Easing of pressure from predatory pricing and steady network expansion is boosting growth for diagnostics companies, say Abdulkader Puranwala and Nisha Shetty of ICICI Securities.

Post the June quarter results, some brokerages have upgraded their earnings estimates for the larger players and this has reflected on the stock prices. Barring the Metropolis Healthcare (Metropolis) stock, which has been flat over the past month, most diagnostic majors have delivered returns in the early teens during the period.

While the overall sales growth in the June quarter was about 14 per cent, the outperformer was Vijaya Diagnostic Centre (Vijaya) which posted a revenue growth of just under 20 per cent. The growth for Vijaya was almost entirely led by an uptick in test volumes, the growth in footfall was about 17 per cent. 

Though growth for the sector was boosted by higher test volume and better test mix, some of the growth was also a function of increased contribution from the wellness segment. Sumit Gupta of Centrum Research points out that the wellness segment and bundled packages continued to have strong traction leading to higher realisation across their coverage universe.

A relief for the sector has been the easing of competitive intensity over the last couple of years which had put pressure on pricing. However, with lower competitive pressures, larger players have shifted focus to network expansion and mergers/acquisitions to boost their volumes, highlight most brokerages.

While Dr Lal plans to open 20 hub labs every year to improve its test volume, it also has an option of using its Rs 1,000 crore cash balance to acquire smaller peers. Metropolis is also looking at inorganic opportunities to boost its earnings with its current expansion nearing its end. Post the acquisition of PH Diagnostics last year, Vijaya is also on the lookout for more buys to expand its presence.

Despite these steps, a sharp improvement in volume growth is unlikely. Say analysts led by Alankar Garude of Kotak Institutional Equities, “While we expect the sheer higher quantum of organised competitors to still restrict a significant volume bounce-back, we expect volume growth for Dr Lal and Metropolis Healthcare (Metropolis) to inch up gradually from the current 9-10 per cent Y-o-Y.”

They expect a 13-14 per cent annual sales growth over FY2024-27 for the two companies on the back of improved volumes. The brokerage has a reduced rating on the two companies as volume growth is reflecting on valuation, which is on the higher side.

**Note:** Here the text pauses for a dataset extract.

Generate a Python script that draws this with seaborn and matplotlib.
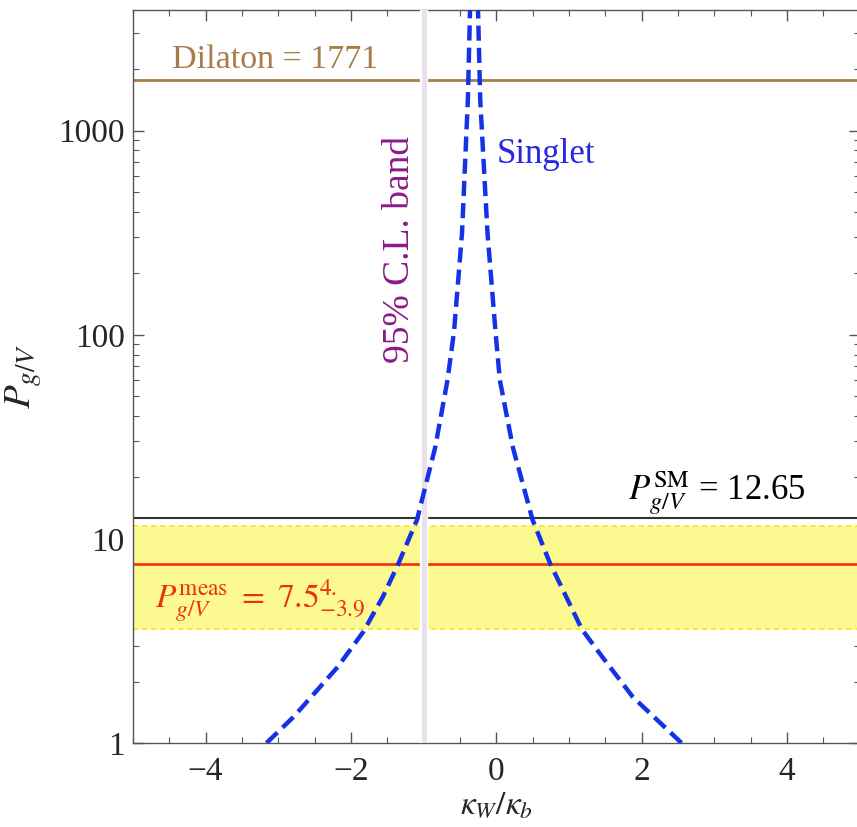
import numpy as np
import pandas as pd
import seaborn as sns
import matplotlib
matplotlib.use("Agg")
import matplotlib.pyplot as plt
from matplotlib.ticker import MultipleLocator, LogLocator, NullFormatter, FixedLocator

# ---- data ----
left_x = [-3.16, -2.79, -2.46, -2.18, -1.83, -1.56, -1.35, -1.09, -0.84, -0.67, -0.58, -0.47, -0.39, -0.36]
left_p = [1.0, 1.34, 1.82, 2.36, 3.5, 5.2, 7.5, 12.4, 28, 60, 104, 316, 1419, 3900]
right_x = [2.55, 1.88, 1.46, 1.18, 0.74, 0.50, 0.23, 0.05, -0.01, -0.12, -0.22, -0.25]
right_p = [1.0, 1.68, 2.64, 3.6, 7.6, 12.4, 28, 60, 104, 316, 1419, 3900]

p_sm = 12.65
p_dilaton = 1771
p_meas = 7.5
p_meas_up = 4.0
p_meas_dn = 3.9
cl_band_x = -1.0

x_ticks = [-4, -2, 0, 2, 4]
y_ticks = [1, 10, 100, 1000]
y_ticklabels = ["1", "10", "100", "1000"]

sns.set_style("ticks")
plt.rcParams["font.family"] = ["Liberation Serif", "DejaVu Serif"]
plt.rcParams["mathtext.fontset"] = "stix"

fig = plt.figure(figsize=(8.57, 8.27), dpi=100)
ax = fig.add_axes([0.155, 0.1016, 0.848, 0.8863])

ax.set_yscale("log")
ax.set_xlim(-5, 5)
ax.set_ylim(1, 3900)

# band
ax.axhspan(p_meas - p_meas_dn, p_meas + p_meas_up, color="#fbf98f", zorder=1, lw=0)
for yv in (p_meas - p_meas_dn, p_meas + p_meas_up):
    ax.axhline(yv, color="#f2e830", lw=1.3, ls=(0, (3, 2)), zorder=1.5)
ax.axhline(p_meas, color="#f53a10", lw=2.0, zorder=2)
ax.axhline(p_sm, color="#333333", lw=1.5, zorder=2)
ax.axhline(p_dilaton, color="#a57d4b", lw=2.0, zorder=2)
ax.axvline(cl_band_x, color="white", lw=6, zorder=3)
ax.axvline(cl_band_x, color="#e9e0ea", lw=3.5, zorder=3.5)

df_l = pd.DataFrame({"x": left_x, "P": left_p})
df_r = pd.DataFrame({"x": right_x, "P": right_p})
for d in (df_l, df_r):
    sns.lineplot(data=d, x="x", y="P", sort=False, estimator=None, ax=ax,
                 color="#1432e6", lw=3.2, linestyle=(0, (3.4, 1.6)), zorder=5)

# texts
ax.text(-4.46, 2229, "Dilaton = 1771", color="#a57d4b", fontsize=24.5, ha="left", va="center")
ax.text(0.0, 763, "Singlet", color="#2828e0", fontsize=25, ha="left", va="center")
ax.text(-1.33, 262, "95% C.L. band", color="#8b1a89", fontsize=27, rotation=90,
        ha="center", va="center")
ax.text(1.81, 16.8, r"$P^{\mathrm{SM}}_{g/V}$ = 12.65", color="black", fontsize=25,
        ha="left", va="center")
ax.text(-4.70, 5.0, r"$P^{\mathrm{meas}}_{g/V}\ =\ 7.5^{4.}_{-3.9}$", color="#ee3010", fontsize=24,
        ha="left", va="center")

# axes styling
ax.set_xticks(x_ticks)
ax.set_xticklabels(["\u22124", "\u22122", "0", "2", "4"])
ax.xaxis.set_minor_locator(MultipleLocator(0.5))
ax.yaxis.set_major_locator(FixedLocator(y_ticks))
ax.set_yticklabels(y_ticklabels)
ax.yaxis.set_minor_locator(LogLocator(base=10, subs=np.arange(2, 10)))
ax.yaxis.set_minor_formatter(NullFormatter())
ax.tick_params(axis="both", which="major", direction="in", length=8, width=1.0,
               color="#555555", labelsize=24, top=True, right=True)
ax.tick_params(axis="both", which="minor", direction="in", length=4, width=0.8,
               color="#555555", top=True, right=True)
ax.tick_params(axis="x", which="major", pad=10)
ax.tick_params(axis="y", which="major", pad=6)
for s in ax.spines.values():
    s.set_color("#555555")
    s.set_linewidth(1.0)
    s.set_visible(True)

ax.set_xlabel(r"$\kappa_W/\kappa_b$", fontsize=24, labelpad=2)
ax.set_ylabel(r"$P_{g/V}$", fontsize=28, labelpad=10)

fig.savefig("out.png", dpi=100)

Brokerages are positive about the prospects for Vijaya. “While opening more hubs and expansion in newer markets (Kolkata and Pune) run the risk of driving down margin, the timely breakeven of new centres and double-digit revenue growth in the core business allay our concerns,” say analysts led by Aashita Jain of the brokerage. Solid cash flows and healthy return on invested capital (RoICs) too lend comfort, they add.